Two days earlier, a tanker explosion killed at least 59 people in the northern state of Niger. According to a statement from the Niger State Emergency Management Agency (Nsema), “ the incident occurred when a tanker loaded with PMS (fuel) collided with a tractor-trailer loaded with passengers and cattle. ” In addition, 50 cattle were also burned alive by the explosion. Unfortunately, such explosions occur frequently. According to the FRSC (Creating Safe Road in Nigeria) - Nigeria's Federal Road Safety Corps - in 2020, 1,531 tanker accidents resulted in 535 deaths and 1,142 injuries.
In addition, some thirty people arrested during last month's demonstrations against poverty and bad governance have appeared in court. Trials are taking place in several cities, including Abuja, Kano, Kaduna and Gombe. Among the defendants, some leaders of the #Endbadgovernance (“Put an end to bad governance”) movement are being prosecuted for “ treason, incitement to violence and attempting to destabilize institutions ”, charges deemed excessive by Amnesty International. The organization believes that these trials are intended above all to dissuade any further mobilization. Subsequently, in a decision handed down on September 11, the Federal High Court in Abuja granted bail of 10 million naira for the ten accused of treason.

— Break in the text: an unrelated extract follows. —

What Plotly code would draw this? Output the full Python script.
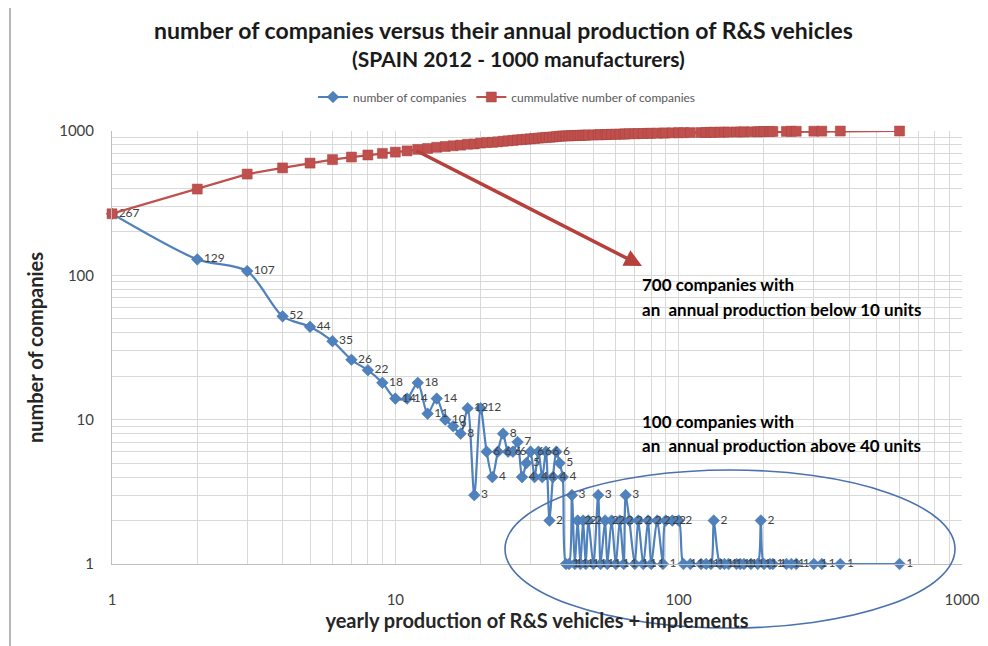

Finally, lawyers for Biafran separatist leader Nnamdi Kanu denounce “ the violation of his rights ”. On September 27, RFIreports, four members of the Biafran leader's defense team were denied access to their client, without explanation. As a reminder, Nnamdi Kanu has been accused of terrorist charges since 2015. Last August, the country's Supreme Court overturned the October 2022 judgment of an Abuja appeal court acquitting the leader of the IPOB (Indigenous People of Biafra) secessionist group. Nnamdi Kanu had already been imprisoned between 2015 and 2017, then spent two and a half years in detention, since June 2021.